Para o presidente da Associação Nacional dos Procuradores do Trabalho (ANPT), Sebastião Caixeta, o conceito de trabalho escravo não pode ser restrito ao cerceio de liberdade individual.

“A dignidade da pessoa humana e do trabalho são fontes maiores de toda a ordem jurídica brasileira. O bem tutelado não é mais só a liberdade individual, mas dignidade intrínseca a todo ser humano. O que leva ao trabalho escravo é um conjunto de circunstâncias, não situações isoladas”, falou Caixeta.

“Essa conceituação jurídica não tem mais cabimento. Retirar essas espécies do [Artigo] 149 seria um retrocesso. Aí, sim, estaríamos em insegurança jurídica”, disse o coordenador da Coordenadoria Nacional de Erradicação do Trabalho Escravo (Conaete), Jonas Ratier Moreno.

A ministra da Secretaria dos Direitos Humanos (Sedh), Maria do Rosário, não compareceu e foi representada por José Armando Fraga Diniz Guerra. Segundo ele, o entendimento da secretaria é de que possíveis alterações do Artigo 149 do Código Penal (que enquadra o trabalho escravo como delito) – como precondição para a aprovação da PEC na Câmara – serão fonte de insegurança e não o contrário.

“Esperamos que a PEC nunca seja utilizada. Traz penalização dura, mas é para que sirva de exemplo.

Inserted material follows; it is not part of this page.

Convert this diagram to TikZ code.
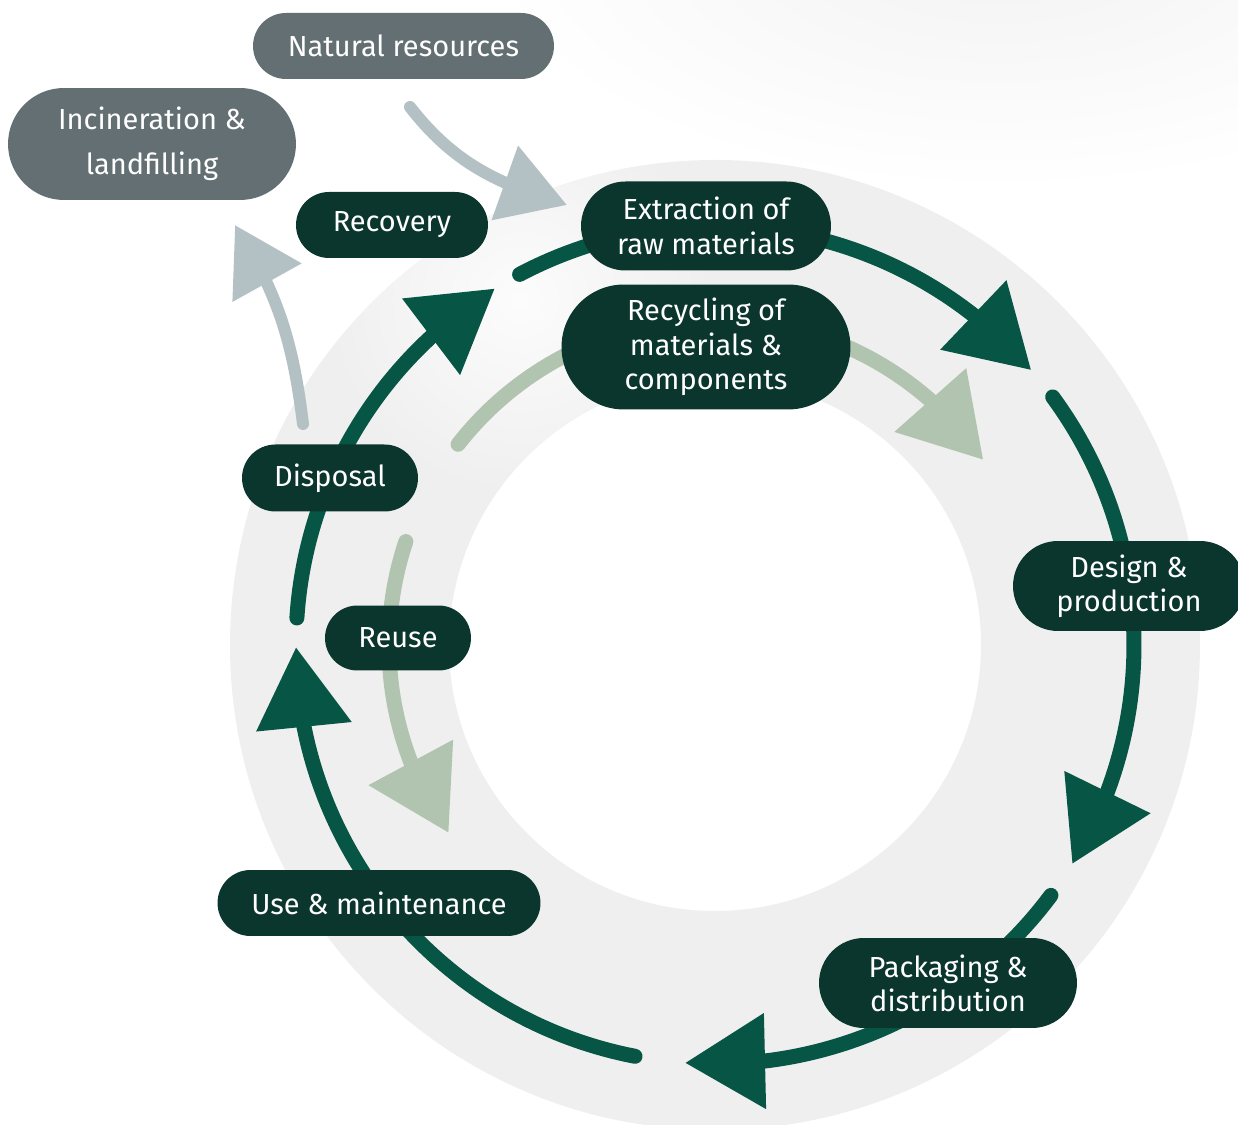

Se tiver que ser feita expropriação, não vai ser ao arrepio da lei e da Constituição. Será respeitado todo o processo legal que já existe”, explicou Guerra.

De acordo com a analista da CNI, Rossana Marques Salsano, a expropriação é pena considerada excessiva por ser perpétua – o que, segundo ela, é contrário ao ordenamento jurídico brasileiro.

O procurador Sebastião Caixeta, por outro lado, disse que embora a autonomia privada seja um princípio, a função social da propriedade deve ser mantida. Caso haja identificação de trabalho escravo no local, “não há como a autonomia privada prevalecer sobre isso”.

A audiência ainda teve a presença da diretora da Organização Internacional do Trabalho (OIT) no Brasil, Andrea Bolzon; dos representantes do Ministério do Trabalho e Emprego (TEM), Alexandre Lyra; e da Central Geral dos Trabalhadores do Brasil (CGTB), Waldir Ferreira da Silva.